:: Dataset content ::

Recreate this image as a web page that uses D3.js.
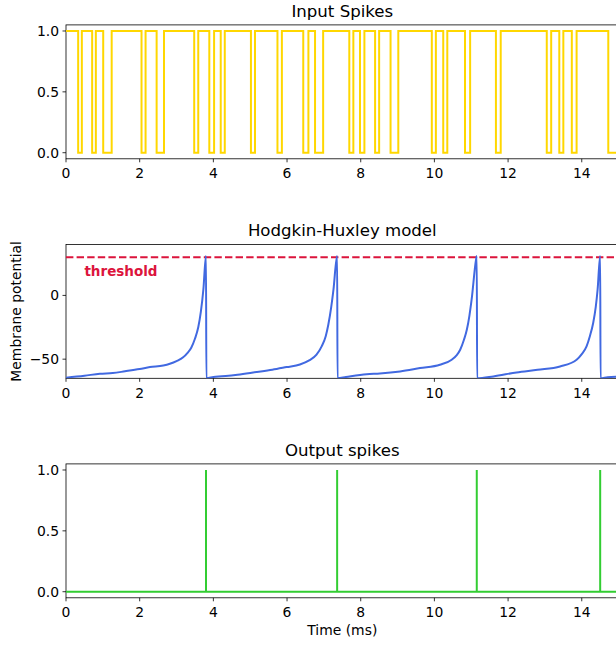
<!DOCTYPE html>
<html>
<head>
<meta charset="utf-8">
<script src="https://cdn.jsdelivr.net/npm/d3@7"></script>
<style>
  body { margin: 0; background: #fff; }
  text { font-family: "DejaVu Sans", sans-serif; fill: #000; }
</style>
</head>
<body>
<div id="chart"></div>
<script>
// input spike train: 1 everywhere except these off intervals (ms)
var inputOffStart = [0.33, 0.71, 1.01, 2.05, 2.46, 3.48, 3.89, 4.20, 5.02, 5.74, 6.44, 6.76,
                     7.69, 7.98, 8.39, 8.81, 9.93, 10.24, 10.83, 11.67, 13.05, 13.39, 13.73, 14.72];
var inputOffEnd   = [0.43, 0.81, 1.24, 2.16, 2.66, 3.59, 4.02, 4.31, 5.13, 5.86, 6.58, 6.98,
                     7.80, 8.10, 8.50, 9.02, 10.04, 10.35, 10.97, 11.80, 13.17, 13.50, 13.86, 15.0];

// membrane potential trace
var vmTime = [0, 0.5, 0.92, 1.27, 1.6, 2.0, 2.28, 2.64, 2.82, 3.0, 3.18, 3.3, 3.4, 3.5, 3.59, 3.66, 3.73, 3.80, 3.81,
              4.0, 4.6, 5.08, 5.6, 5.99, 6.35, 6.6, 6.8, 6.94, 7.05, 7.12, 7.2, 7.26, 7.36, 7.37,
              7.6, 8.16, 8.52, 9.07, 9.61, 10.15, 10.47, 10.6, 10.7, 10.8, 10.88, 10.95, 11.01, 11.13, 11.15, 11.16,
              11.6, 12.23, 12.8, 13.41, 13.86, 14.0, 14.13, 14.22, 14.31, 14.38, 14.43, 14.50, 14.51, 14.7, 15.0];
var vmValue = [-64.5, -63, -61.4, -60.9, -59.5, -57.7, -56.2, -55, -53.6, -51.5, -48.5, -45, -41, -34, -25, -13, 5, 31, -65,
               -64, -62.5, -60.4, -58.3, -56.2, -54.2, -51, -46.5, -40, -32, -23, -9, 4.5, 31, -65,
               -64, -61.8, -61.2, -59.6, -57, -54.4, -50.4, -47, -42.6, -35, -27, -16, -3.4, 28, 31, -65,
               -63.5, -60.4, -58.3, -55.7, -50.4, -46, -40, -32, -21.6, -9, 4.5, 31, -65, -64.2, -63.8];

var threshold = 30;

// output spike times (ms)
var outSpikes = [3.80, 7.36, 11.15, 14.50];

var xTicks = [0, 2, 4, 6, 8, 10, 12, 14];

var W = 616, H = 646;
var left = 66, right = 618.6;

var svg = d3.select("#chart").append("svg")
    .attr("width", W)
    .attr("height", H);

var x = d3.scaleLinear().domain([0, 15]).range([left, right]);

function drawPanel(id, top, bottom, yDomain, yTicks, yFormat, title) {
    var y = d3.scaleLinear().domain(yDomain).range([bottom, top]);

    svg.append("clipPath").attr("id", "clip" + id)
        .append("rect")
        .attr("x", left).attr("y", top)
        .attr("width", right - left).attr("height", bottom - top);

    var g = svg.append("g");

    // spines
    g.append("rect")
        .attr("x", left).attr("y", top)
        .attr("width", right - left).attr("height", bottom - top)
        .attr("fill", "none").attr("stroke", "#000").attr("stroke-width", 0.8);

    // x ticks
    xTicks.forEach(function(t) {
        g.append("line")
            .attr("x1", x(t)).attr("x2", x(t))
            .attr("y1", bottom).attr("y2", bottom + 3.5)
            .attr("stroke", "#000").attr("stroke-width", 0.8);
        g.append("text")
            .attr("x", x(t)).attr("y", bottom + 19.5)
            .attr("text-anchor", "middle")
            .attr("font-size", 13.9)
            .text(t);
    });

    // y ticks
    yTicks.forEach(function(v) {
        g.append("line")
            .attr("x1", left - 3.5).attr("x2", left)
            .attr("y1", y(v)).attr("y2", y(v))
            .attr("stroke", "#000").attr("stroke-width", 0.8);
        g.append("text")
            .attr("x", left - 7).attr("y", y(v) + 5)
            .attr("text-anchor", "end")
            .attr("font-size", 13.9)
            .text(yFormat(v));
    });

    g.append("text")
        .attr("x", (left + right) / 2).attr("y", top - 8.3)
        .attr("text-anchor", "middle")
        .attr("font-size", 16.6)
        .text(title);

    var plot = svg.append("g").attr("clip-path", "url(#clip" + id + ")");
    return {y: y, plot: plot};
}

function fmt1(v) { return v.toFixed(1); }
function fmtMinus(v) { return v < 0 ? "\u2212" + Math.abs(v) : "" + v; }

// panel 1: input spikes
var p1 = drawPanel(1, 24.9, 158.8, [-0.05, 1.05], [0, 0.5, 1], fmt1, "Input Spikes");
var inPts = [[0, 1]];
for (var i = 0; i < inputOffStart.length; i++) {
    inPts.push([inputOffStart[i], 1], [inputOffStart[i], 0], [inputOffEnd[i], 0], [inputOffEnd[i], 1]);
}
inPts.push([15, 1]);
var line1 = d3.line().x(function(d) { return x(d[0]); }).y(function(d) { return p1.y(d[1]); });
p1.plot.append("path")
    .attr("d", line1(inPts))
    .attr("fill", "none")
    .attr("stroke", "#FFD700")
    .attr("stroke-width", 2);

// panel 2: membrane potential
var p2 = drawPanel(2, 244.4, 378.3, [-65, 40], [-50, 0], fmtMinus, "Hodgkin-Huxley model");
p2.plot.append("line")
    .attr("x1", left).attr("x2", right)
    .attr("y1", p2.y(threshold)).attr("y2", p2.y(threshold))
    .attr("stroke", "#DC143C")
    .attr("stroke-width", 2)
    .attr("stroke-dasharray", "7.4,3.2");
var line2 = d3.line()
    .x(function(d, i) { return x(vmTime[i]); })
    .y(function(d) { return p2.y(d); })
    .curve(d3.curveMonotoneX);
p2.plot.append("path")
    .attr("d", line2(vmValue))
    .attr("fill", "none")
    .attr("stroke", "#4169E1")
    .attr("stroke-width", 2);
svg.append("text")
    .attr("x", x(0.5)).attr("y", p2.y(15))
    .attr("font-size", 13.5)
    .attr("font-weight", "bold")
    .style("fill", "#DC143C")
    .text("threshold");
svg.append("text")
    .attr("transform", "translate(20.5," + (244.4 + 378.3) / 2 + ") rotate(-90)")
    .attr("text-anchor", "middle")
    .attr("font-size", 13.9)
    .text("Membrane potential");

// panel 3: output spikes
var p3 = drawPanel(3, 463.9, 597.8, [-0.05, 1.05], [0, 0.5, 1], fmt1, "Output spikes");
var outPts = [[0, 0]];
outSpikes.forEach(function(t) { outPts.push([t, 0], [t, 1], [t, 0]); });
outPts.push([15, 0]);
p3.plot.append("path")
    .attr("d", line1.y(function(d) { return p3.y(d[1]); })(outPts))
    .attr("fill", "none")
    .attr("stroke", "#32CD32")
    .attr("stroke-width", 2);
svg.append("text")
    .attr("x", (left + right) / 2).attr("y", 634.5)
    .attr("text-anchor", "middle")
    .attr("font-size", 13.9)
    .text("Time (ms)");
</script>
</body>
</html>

:: Task to carry out ::
Quote the material exactly. Pictures stay out.

:: Final answer ::
Recreate this image as a web page that uses D3.js.
<!DOCTYPE html>
<html>
<head>
<meta charset="utf-8">
<script src="https://cdn.jsdelivr.net/npm/d3@7"></script>
<style>
  body { margin: 0; background: #fff; }
  text { font-family: "DejaVu Sans", sans-serif; fill: #000; }
</style>
</head>
<body>
<div id="chart"></div>
<script>
// input spike train: 1 everywhere except these off intervals (ms)
var inputOffStart = [0.33, 0.71, 1.01, 2.05, 2.46, 3.48, 3.89, 4.20, 5.02, 5.74, 6.44, 6.76,
                     7.69, 7.98, 8.39, 8.81, 9.93, 10.24, 10.83, 11.67, 13.05, 13.39, 13.73, 14.72];
var inputOffEnd   = [0.43, 0.81, 1.24, 2.16, 2.66, 3.59, 4.02, 4.31, 5.13, 5.86, 6.58, 6.98,
                     7.80, 8.10, 8.50, 9.02, 10.04, 10.35, 10.97, 11.80, 13.17, 13.50, 13.86, 15.0];

// membrane potential trace
var vmTime = [0, 0.5, 0.92, 1.27, 1.6, 2.0, 2.28, 2.64, 2.82, 3.0, 3.18, 3.3, 3.4, 3.5, 3.59, 3.66, 3.73, 3.80, 3.81,
              4.0, 4.6, 5.08, 5.6, 5.99, 6.35, 6.6, 6.8, 6.94, 7.05, 7.12, 7.2, 7.26, 7.36, 7.37,
              7.6, 8.16, 8.52, 9.07, 9.61, 10.15, 10.47, 10.6, 10.7, 10.8, 10.88, 10.95, 11.01, 11.13, 11.15, 11.16,
              11.6, 12.23, 12.8, 13.41, 13.86, 14.0, 14.13, 14.22, 14.31, 14.38, 14.43, 14.50, 14.51, 14.7, 15.0];
var vmValue = [-64.5, -63, -61.4, -60.9, -59.5, -57.7, -56.2, -55, -53.6, -51.5, -48.5, -45, -41, -34, -25, -13, 5, 31, -65,
               -64, -62.5, -60.4, -58.3, -56.2, -54.2, -51, -46.5, -40, -32, -23, -9, 4.5, 31, -65,
               -64, -61.8, -61.2, -59.6, -57, -54.4, -50.4, -47, -42.6, -35, -27, -16, -3.4, 28, 31, -65,
               -63.5, -60.4, -58.3, -55.7, -50.4, -46, -40, -32, -21.6, -9, 4.5, 31, -65, -64.2, -63.8];

var threshold = 30;

// output spike times (ms)
var outSpikes = [3.80, 7.36, 11.15, 14.50];

var xTicks = [0, 2, 4, 6, 8, 10, 12, 14];

var W = 616, H = 646;
var left = 66, right = 618.6;

var svg = d3.select("#chart").append("svg")
    .attr("width", W)
    .attr("height", H);

var x = d3.scaleLinear().domain([0, 15]).range([left, right]);

function drawPanel(id, top, bottom, yDomain, yTicks, yFormat, title) {
    var y = d3.scaleLinear().domain(yDomain).range([bottom, top]);

    svg.append("clipPath").attr("id", "clip" + id)
        .append("rect")
        .attr("x", left).attr("y", top)
        .attr("width", right - left).attr("height", bottom - top);

    var g = svg.append("g");

    // spines
    g.append("rect")
        .attr("x", left).attr("y", top)
        .attr("width", right - left).attr("height", bottom - top)
        .attr("fill", "none").attr("stroke", "#000").attr("stroke-width", 0.8);

    // x ticks
    xTicks.forEach(function(t) {
        g.append("line")
            .attr("x1", x(t)).attr("x2", x(t))
            .attr("y1", bottom).attr("y2", bottom + 3.5)
            .attr("stroke", "#000").attr("stroke-width", 0.8);
        g.append("text")
            .attr("x", x(t)).attr("y", bottom + 19.5)
            .attr("text-anchor", "middle")
            .attr("font-size", 13.9)
            .text(t);
    });

    // y ticks
    yTicks.forEach(function(v) {
        g.append("line")
            .attr("x1", left - 3.5).attr("x2", left)
            .attr("y1", y(v)).attr("y2", y(v))
            .attr("stroke", "#000").attr("stroke-width", 0.8);
        g.append("text")
            .attr("x", left - 7).attr("y", y(v) + 5)
            .attr("text-anchor", "end")
            .attr("font-size", 13.9)
            .text(yFormat(v));
    });

    g.append("text")
        .attr("x", (left + right) / 2).attr("y", top - 8.3)
        .attr("text-anchor", "middle")
        .attr("font-size", 16.6)
        .text(title);

    var plot = svg.append("g").attr("clip-path", "url(#clip" + id + ")");
    return {y: y, plot: plot};
}

function fmt1(v) { return v.toFixed(1); }
function fmtMinus(v) { return v < 0 ? "\u2212" + Math.abs(v) : "" + v; }

// panel 1: input spikes
var p1 = drawPanel(1, 24.9, 158.8, [-0.05, 1.05], [0, 0.5, 1], fmt1, "Input Spikes");
var inPts = [[0, 1]];
for (var i = 0; i < inputOffStart.length; i++) {
    inPts.push([inputOffStart[i], 1], [inputOffStart[i], 0], [inputOffEnd[i], 0], [inputOffEnd[i], 1]);
}
inPts.push([15, 1]);
var line1 = d3.line().x(function(d) { return x(d[0]); }).y(function(d) { return p1.y(d[1]); });
p1.plot.append("path")
    .attr("d", line1(inPts))
    .attr("fill", "none")
    .attr("stroke", "#FFD700")
    .attr("stroke-width", 2);

// panel 2: membrane potential
var p2 = drawPanel(2, 244.4, 378.3, [-65, 40], [-50, 0], fmtMinus, "Hodgkin-Huxley model");
p2.plot.append("line")
    .attr("x1", left).attr("x2", right)
    .attr("y1", p2.y(threshold)).attr("y2", p2.y(threshold))
    .attr("stroke", "#DC143C")
    .attr("stroke-width", 2)
    .attr("stroke-dasharray", "7.4,3.2");
var line2 = d3.line()
    .x(function(d, i) { return x(vmTime[i]); })
    .y(function(d) { return p2.y(d); })
    .curve(d3.curveMonotoneX);
p2.plot.append("path")
    .attr("d", line2(vmValue))
    .attr("fill", "none")
    .attr("stroke", "#4169E1")
    .attr("stroke-width", 2);
svg.append("text")
    .attr("x", x(0.5)).attr("y", p2.y(15))
    .attr("font-size", 13.5)
    .attr("font-weight", "bold")
    .style("fill", "#DC143C")
    .text("threshold");
svg.append("text")
    .attr("transform", "translate(20.5," + (244.4 + 378.3) / 2 + ") rotate(-90)")
    .attr("text-anchor", "middle")
    .attr("font-size", 13.9)
    .text("Membrane potential");

// panel 3: output spikes
var p3 = drawPanel(3, 463.9, 597.8, [-0.05, 1.05], [0, 0.5, 1], fmt1, "Output spikes");
var outPts = [[0, 0]];
outSpikes.forEach(function(t) { outPts.push([t, 0], [t, 1], [t, 0]); });
outPts.push([15, 0]);
p3.plot.append("path")
    .attr("d", line1.y(function(d) { return p3.y(d[1]); })(outPts))
    .attr("fill", "none")
    .attr("stroke", "#32CD32")
    .attr("stroke-width", 2);
svg.append("text")
    .attr("x", (left + right) / 2).attr("y", 634.5)
    .attr("text-anchor", "middle")
    .attr("font-size", 13.9)
    .text("Time (ms)");
</script>
</body>
</html>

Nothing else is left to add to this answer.